Op-Ed: Binding Arbitration Bill Bans Collective Bargaining
April 6, 2011
Governor Kasich has miraculously transformed a union concession into an illegitimate luxury. Kasich and the Republican Party have convinced a majority of the Ohio government that binding arbitration is an unaffordable extravagance, rather than an already weakened remnant of collective bargaining rights.
During WWII, labor organizations voluntarily surrendered the right to strike. Because striking would shut down essential war-time production, workers accepted the compromise of binding arbitration in place of the right to strike during the war years. Employers and workers both understood that binding arbitration was a compromise between workers’ rights and national needs.
Binding arbitration is a far less effective alternative to a union strike. Under binding arbitration, unions and management agree to submit grievances that they cannot resolve to an independent arbitrator. Today, even this compromise, which weakened the fundamental right to strike for better wages and working conditions, is becoming a relic of the past.
Striking — flexing workers’ fundamental power to stop working — has also become a rarity in recent decades. Workers once could and would strike if management violated a union contract or in order to negotiate a better contract. Today, most public sector union contracts have a no-strike clause; strikes can only occur once a contract has expired. As an alternative, binding arbitration is written into most public sector union contracts. While still providing a mechanism to obtain a hearing for grievances, binding arbitration has given unions a far less effective method of challenging unfair management.
On March 31, Governor Kasich signed Senate Bill 5 into law, effectively banning the use of independent arbitrators. Under binding arbitration rules, union reps and management submit unresolved grievances to an independent arbitrator, and the arbitrator’s ruling is binding for both parties. Today, even the right to present union grievances to an independent arbitrator has been jettisoned. Under the new bill, when public sector unions and management cannot reach a settlement, grievances must be submitted to a “legislative body.” Instead of having an independent arbitrator, the “legislative body” issues the final decision. However, an elected or appointed board is by definition not an “independent” body, and yet in many cases, this legislative body is the counterpart of the union that is bringing the grievance. For a public institution of higher education, the “legislative body” is the university’s board of trustees. For a hospital, the “legislative body” is the hospital’s board of trustees. And for any state “agency, authority, commission or board of the state,” this “legislative body” is the controlling board.

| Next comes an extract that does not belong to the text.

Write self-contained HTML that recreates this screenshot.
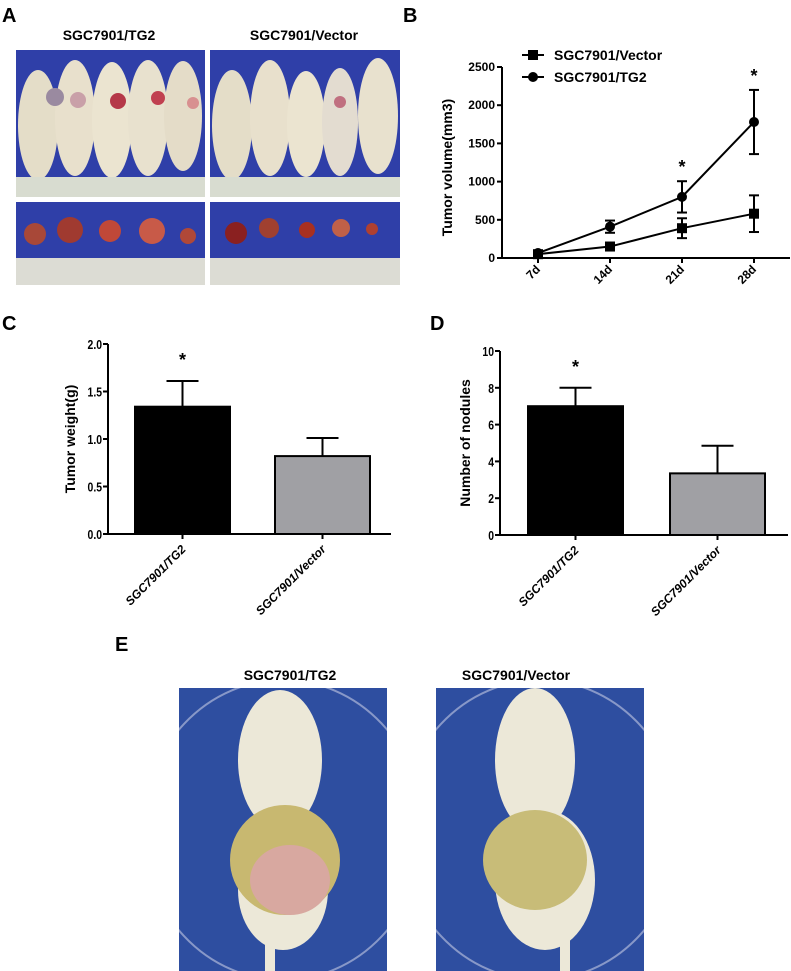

The Ohio Republican party believes that local legislative bodies, like school boards, should decide whether or not a grievance is legitimate. Under this new system, if you are an underpaid teacher in a high school, the school board — your counterpart when you file a grievance — will decide the grievance’s merits. If you are a female police officer receiving less pay than your male counterparts, your superiors at the police station will not only argue against your position, but also issue the final decision. In essence, management can now deny a union grievance and decide the final verdict simultaneously.
In defense of S.B. 5, Governor Kasich argues that the taxpayer should hold budgetary power. In an e-mail to his supporters, Kasich wrote that this act “strips power from the union leaders and returns it to the taxpayers and workers.” Ohio, he explained, faces too deep a financial crisis to allow government employees to have bargaining rights over salaries and working conditions. Yet in such a scheme, the stakes are stacked against workers: When facing severe budget cuts from the state government, a local board or agency will rarely grant their workers an increase in pay. In essence, the government has switched the burden of the budget crisis onto local school boards and county agencies, rather than actively working to decrease the deficit.
Instead of mending Ohio’s budget, Governor Kasich is using the economic depression as “objective” evidence for his crusade against unions. Furthermore, there are far better alternatives to what Kasich has wrought: The government could, for example, increase the state budget through higher taxes on wealthy individuals and corporations, allowing for higher public sector wages. Rather than raise money through taxes statewide, S.B. 5’s removal of independent arbitration will force cash-strapped local boards and agencies to decide grievances on the basis not of their merits but of “which verdict costs less.”
In the early 20th century, unions fought for the right to strike against unfair management practices: They could refuse to work until they were granted livable wages, safer working conditions or reasonable hours. Governor Kasich’s government has destroyed independent arbitration, and with it, the worker’s ability to collectively demand just working conditions and wages.
While Kasich may have saved the state government a paltry sum in the short run, Ohio will quickly feel the detrimental effects of this new bill as public sector workers leave the state for fairer working conditions elsewhere.